Kolejnym ważnym elementem codziennej pielęgnacji jest automasaż twarzy połączony z dokładnym demakijażem. Jeśli nie oczyścimy skóry, pozostaną na niej nie tylko resztki podkładu czy różu, ale także kurz i smog. Wtedy zaczną się problemy z cerą, dlatego w trakcie wieczornej pielęgnacji warto wykonać masaż twarzy, który pobudzi mikrokrążenie, zadziała dotleniająco i będzie świetną gimnastyką dla mięśni. W trosce o środowisko niektóre kobiety rezygnują nawet z płatków kosmetycznych i usuwają make-up jedynie przy pomocy delikatnych emulsji micelarnych.
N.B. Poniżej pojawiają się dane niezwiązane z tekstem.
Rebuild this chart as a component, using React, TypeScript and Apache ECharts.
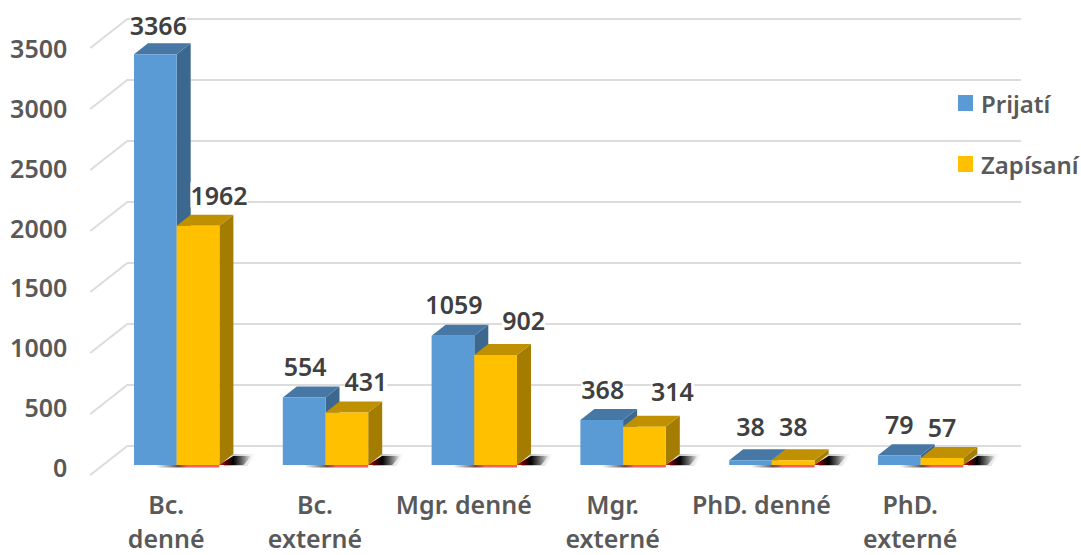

Glow make-up, który odejmuje lat
Jako konsumentki jesteśmy coraz bardziej wymagające, dlatego natury szukamy już nie tylko w kremach przeciwzmarszczkowych, ale i produktach do makijażu. Chcemy, by w każdej formule było co najmniej 90 proc. składników pochodzenia roślinnego. Coraz więcej podkładów, korektorów, pudrów czy szminek spełnia te obietnice. Jaki zatem makijaż będzie najlepszy dla cery dojrzałej? Na pewno taki, który zapewni efekt rozświetlenia i będzie biozgodny z naszą skórą. Warto szukać w składzie pigmentów, które odbijają światło i ożywiają zmęczoną cerę. Nie bójmy się korzystać z wielofunkcyjnych bronzerów – można nakładać je zarówno na kości policzkowe, jak i powieki. I najważniejsza zasada: podkreślajmy nasze kobiece piękno, niech trwa… naturalnie.